2 bin yıllık ayak izi
UNESCO Dünya Kültür Mirası Geçici Listesi'nde yer alan Sagalassos Antik Kenti'nde 1989 yılından bu yana süren kazılarda, Roma dönemine ışık tutan yeni ve dikkat çekici bir bulguya ulaşıldı.
Burdur'un Ağlasun ilçesinde yer alan ve Roma İmparatorluğu'nun beş önemli seramik üretim merkezinden biri olarak bilinen Sagalassos'ta yapılan kazılarda, pişmiş toprak bir kiremit üzerinde yer alan çivili ayakkabıya ait bir ayak izi keşfedildi. Yaklaşık 2 bin yıl öncesine tarihlenen bu iz, Roma döneminde kadınların kırsal yaşam içindeki varlığına dair somut bir kanıt sunmasıyla büyük heyecan yarattı.
Antik Ayakkabının Ardında Kadın İzi
Kazı ekibinde uzun yıllardır görev alan ve bir dönem kazı başkanlığı da yapmış olan KU Leuven Üniversitesi Arkeoloji Bölümü öğretim üyesi Prof. Dr. Jeroen Poblome, çivili ayakkabıların (caligae) genellikle Roma'nın kırsal bölgelerinde kullanılan dayanıklı ayakkabılar olduğunu belirtti.
Kiremit üzerindeki izlerin ölçümüne göre, ayakkabının yaklaşık 37 numara ve ince uzun formda olduğu belirlendi. Bu da, iz sahibinin muhtemelen bir kadın olduğunu ortaya koydu. “Antik dönemde kadınların da çivili ayakkabılar giydiğini ve aktif bir sosyal yaşam sürdürdüğünü anlamamıza yardımcı olan nadir bir buluntu,” diyen Poblome, bu keşfin Sagalassos’taki yaşamı anlamada önemli bir dönüm noktası olduğunu vurguladı.
2 Bin Yıllık Ayakkabı Yeniden Hayat Bulacak
Kazı evinde mikroskopla yapılan detaylı incelemeler sonucunda, uzun çivilerin ayakkabının yan kısımlarında, kısa çivilerin ise taban kısmında kullanıldığı tespit edildi. Bu iz sayesinde, antik dönemde kullanılan deri ayakkabının özgün yapısına dair somut veriler elde edilmiş oldu.

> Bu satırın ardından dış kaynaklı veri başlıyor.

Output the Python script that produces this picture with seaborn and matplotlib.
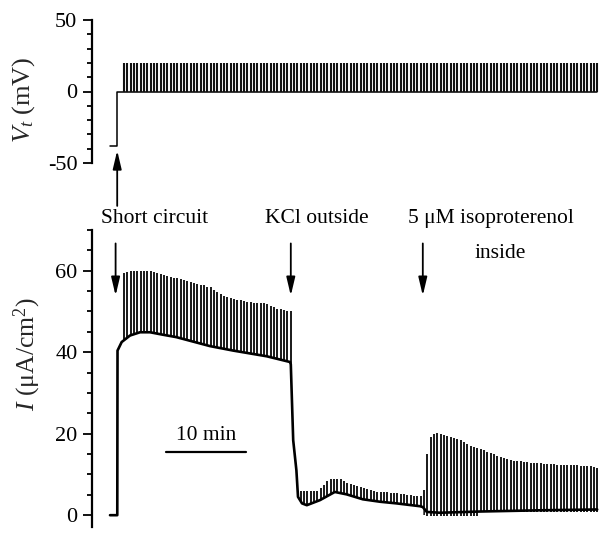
import numpy as np
import pandas as pd
import matplotlib
matplotlib.use("Agg")
import matplotlib.pyplot as plt
import seaborn as sns

# ---------------- data (time in minutes) ----------------
pulse_start_min = 1.75
pulse_interval_min = 25 / 60.0

# transepithelial voltage
vt_t = [0.0, 0.9, 0.9, 60.9]
vt_v = [-38, -38, 0, 0]
vt_pulse_mV = 20

# short-circuit current baseline
base_t = [0.0, 0.91, 0.94, 1.46, 2.5, 3.75, 5.0, 6.6, 8.3, 10.4, 12.5, 15.4, 19.6,
          22.5, 22.6, 22.9, 23.3, 23.5, 24.0, 24.6, 26.25, 28.1, 29.6, 31.6, 33.75,
          35.8, 38.75, 39.1, 39.6, 41.25, 46.25, 53.75, 60.9]
base_I = [0.0, 0.0, 40.4, 42.5, 44.1, 44.9, 44.9, 44.3, 43.7, 42.6, 41.5, 40.4, 39.0,
          37.6, 37.0, 18.4, 11.0, 4.5, 2.9, 2.45, 3.7, 5.7, 5.1, 3.9, 3.3,
          2.9, 2.2, 2.0, 0.8, 0.6, 0.9, 1.2, 1.4]

# pulse tops (current), read pulse by pulse
top_seg1 = [59.5, 59.7, 59.9, 60.0, 60.0, 59.9, 60.0, 59.9, 59.9, 59.7,
            59.5, 59.2, 58.9, 58.6, 58.4, 58.3, 58.1, 57.9, 57.7, 57.4,
            57.2, 57.0, 56.8, 56.6, 56.4, 56.1, 55.9, 55.3, 54.7, 54.2,
            53.9, 53.6, 53.3, 53.1, 52.9, 52.7, 52.5, 52.4, 52.3, 52.2,
            52.1, 52.0, 52.0, 51.8, 51.4, 51.0, 50.7, 50.5, 50.3, 50.2, 50.0]
top_seg2 = [16.0, 6.9, 6.0, 5.9, 5.9, 5.9, 5.9, 6.0, 6.6, 7.4,
            8.4, 8.8, 9.0, 9.0, 8.8, 8.3, 8.0, 7.6, 7.3, 7.1,
            6.8, 6.6, 6.4, 6.2, 6.0, 5.8, 5.7, 5.6, 5.6, 5.5,
            5.4, 5.4, 5.2, 5.1, 5.0, 4.9, 4.8, 4.7, 4.7, 6.1]
top_seg3 = [15.0, 19.3, 20.0, 20.2, 19.9, 19.6, 19.4, 19.2, 19.0, 18.8,
            18.4, 17.9, 17.5, 17.1, 16.8, 16.5, 16.2, 15.9, 15.6, 15.3,
            14.9, 14.6, 14.3, 14.0, 13.8, 13.6, 13.4, 13.3, 13.2, 13.1,
            13.0, 12.9, 12.8, 12.7, 12.7, 12.6, 12.6, 12.5, 12.5, 12.4,
            12.4, 12.3, 12.3, 12.3, 12.2, 12.2, 12.1, 12.1, 12.0, 12.0,
            11.9, 11.6]
low_seg3 = [-0.3] * 16 + [0.9] * 36

events_t = [0.9, 22.6, 39.1]
scale_bar_min = 10

# ---------------- style ----------------
sns.set_theme(style="white")
plt.rcParams["font.family"] = ["Liberation Serif", "DejaVu Serif"]
plt.rcParams["mathtext.fontset"] = "custom"
plt.rcParams["mathtext.rm"] = "Liberation Serif"
plt.rcParams["mathtext.it"] = "Liberation Serif:italic"
plt.rcParams["axes.unicode_minus"] = False

W, H = 599, 533
fig = plt.figure(figsize=(W / 100, H / 100), dpi=100)
fig.patch.set_facecolor("white")

left = 92 / W
width = 507 / W
ax_v = fig.add_axes([left, (H - 163) / H, width, 143 / H])
ax_i = fig.add_axes([left, (H - 527) / H, width, 297 / H])

n_total = len(top_seg1) + len(top_seg2) + len(top_seg3)
t_pulse = pulse_start_min + np.arange(n_total) * pulse_interval_min
xlim = (-2.25, 61.125)

def style_axis(ax, ylim, major, minor):
    ax.set_xlim(*xlim)
    ax.set_ylim(*ylim)
    for s in ["top", "right", "bottom"]:
        ax.spines[s].set_visible(False)
    ax.spines["left"].set_linewidth(1.6)
    ax.spines["left"].set_color("black")
    ax.set_xticks([])
    ax.set_yticks(major)
    ax.set_yticks(minor, minor=True)
    ax.tick_params(axis="y", which="major", direction="out", length=6.5, width=1.3,
                   labelsize=16, pad=4, colors="black", left=True)
    ax.tick_params(axis="y", which="minor", direction="out", length=3.8, width=1.3,
                   colors="black", left=True)
    ax.set_facecolor("none")
    ax.grid(False)

# ---- top: Vt ----
style_axis(ax_v, (-50, 50), [-50, 0, 50], np.arange(-50, 51, 10))
ax_v.set_yticklabels(["-50", "0", "50"])
vt_df = pd.DataFrame({"t": vt_t, "v": vt_v})
sns.lineplot(data=vt_df, x="t", y="v", ax=ax_v, color="black", lw=1.1,
             sort=False, estimator=None)
ax_v.vlines(t_pulse, 0, vt_pulse_mV, color="#111111", lw=1.5)
ax_v.set_xlabel("")
ax_v.set_ylabel("")
ax_v.annotate("", xy=(events_t[0], -41.3), xytext=(events_t[0], -80),
              xycoords="data", annotation_clip=False,
              arrowprops=dict(arrowstyle="-|>,head_length=0.55,head_width=0.13",
                              mutation_scale=20, lw=1.3, color="black",
                              shrinkA=0, shrinkB=0))

# ---- bottom: current ----
style_axis(ax_i, (-2.9, 70), [0, 20, 40, 60], np.arange(0, 71, 5))
tops = np.array(top_seg1 + top_seg2 + top_seg3)
lows = np.array([0.0] * (len(top_seg1) + len(top_seg2)) + low_seg3)
ax_i.vlines(t_pulse, lows, tops, color="#111111", lw=1.35, zorder=1)
bt = np.array(base_t)
bI = np.array(base_I)
m = (bt >= 0.94) & (bt <= 39.1)
ax_i.fill_between(bt[m], -2.9, bI[m], color="white", lw=0, zorder=2)
base_df = pd.DataFrame({"t": base_t, "I": base_I})
sns.lineplot(data=base_df, x="t", y="I", ax=ax_i, color="black", lw=1.9,
             sort=False, estimator=None, zorder=3)
ax_i.set_xlabel("")
ax_i.set_ylabel("")

for t in events_t:
    xa = t - 0.2 if t < 1 else t
    ax_i.annotate("", xy=(xa, 53.9), xytext=(xa, 66.7),
                  xycoords="data", annotation_clip=False,
                  arrowprops=dict(arrowstyle="-|>,head_length=0.55,head_width=0.13",
                                  mutation_scale=20, lw=1.3, color="black",
                                  shrinkA=0, shrinkB=0))

txt = dict(fontsize=15.5, ha="center", va="center", color="black", clip_on=False)
ax_i.text(5.6, 72.8, "Short circuit", **txt)
ax_i.text(25.9, 72.8, "KCl outside", **txt)
ax_i.text(47.6, 72.8, "5 μM isoproterenol", **txt)
ax_i.text(48.75, 64.2, "inside", **txt)

# scale bar
ax_i.plot([7, 7 + scale_bar_min], [15.4, 15.4], color="black", lw=1.6)
ax_i.text(12, 19.6, "10 min", **txt)

# axis labels
fig.text(24 / W, 1 - 100 / H, r"$V_t$ (mV)", rotation=90, ha="center", va="center",
         fontsize=19)
fig.text(27 / W, 1 - 354 / H, r"$I$ (μA/cm$^2$)", rotation=90, ha="center", va="center",
         fontsize=18.5)

fig.savefig("out.png", dpi=100, facecolor="white")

Prof. Dr. Poblome, “Kazı alanında daha önce bulduğumuz çivilerle bu iz birebir örtüşüyor. Bu da kiremitin henüz kurumadan üzerine basıldığını ve çivili ayakkabının izini bıraktığını gösteriyor. Şimdi bu çivilerden yola çıkarak antik deri ayakkabının birebir rekonstrüksiyonunu yapacağız,” diye konuştu.
Zamana Direnen Bir Roma Kenti
Sagalassos Antik Kenti, sadece ayak iziyle değil, bugüne kadar gün yüzüne çıkarılmış anıtsal yapıları ve heykelleriyle de dikkat çekiyor. Kazılarda bulunan ve Burdur Müzesi’nde sergilenen 5 metre uzunluğundaki İmparator Marcus Aurelius ve Hadrian heykelleri, Nike, Dyonisos, Nemesis gibi tanrılara ait heykeller ve dans eden kızlar frizleri kentin zengin kültürel mirasını gözler önüne seriyor.
Antik Roma’nın kırsal yaşantısına dair ipuçları sunan Agora Gymnasiumu, Antoninler Çeşmesi ve Güneydoğu Caddesi gibi yapılar da Sagalassos’un eşsiz kimliğini oluşturuyor. Son dönemde ise Sokak Çeşmesi’nin restorasyon çalışmalarının sürdüğü, ayrıca Tutu figürü ile ay tanrısı Men ve tanrı Hermes’e ait iki gerçek boyutlu heykelin daha bulunduğu bildirildi.
Geçmişten Günümüze Uzanan Bir İz
Sagalassos’ta keşfedilen bu ayak izi, yalnızca arkeolojik bir bulgu olmanın ötesinde; antik dönemin kadınları hakkında bugüne kadar yeterince belgelenmemiş sosyal ve kültürel yaşamlarına dair yeni bir pencere açıyor. Araştırmacılar, bu bulgunun benzer izlerin bulunmasına ve antik Roma kırsal yaşamının daha derinlemesine anlaşılmasına da ışık tutacağını belirtiyor.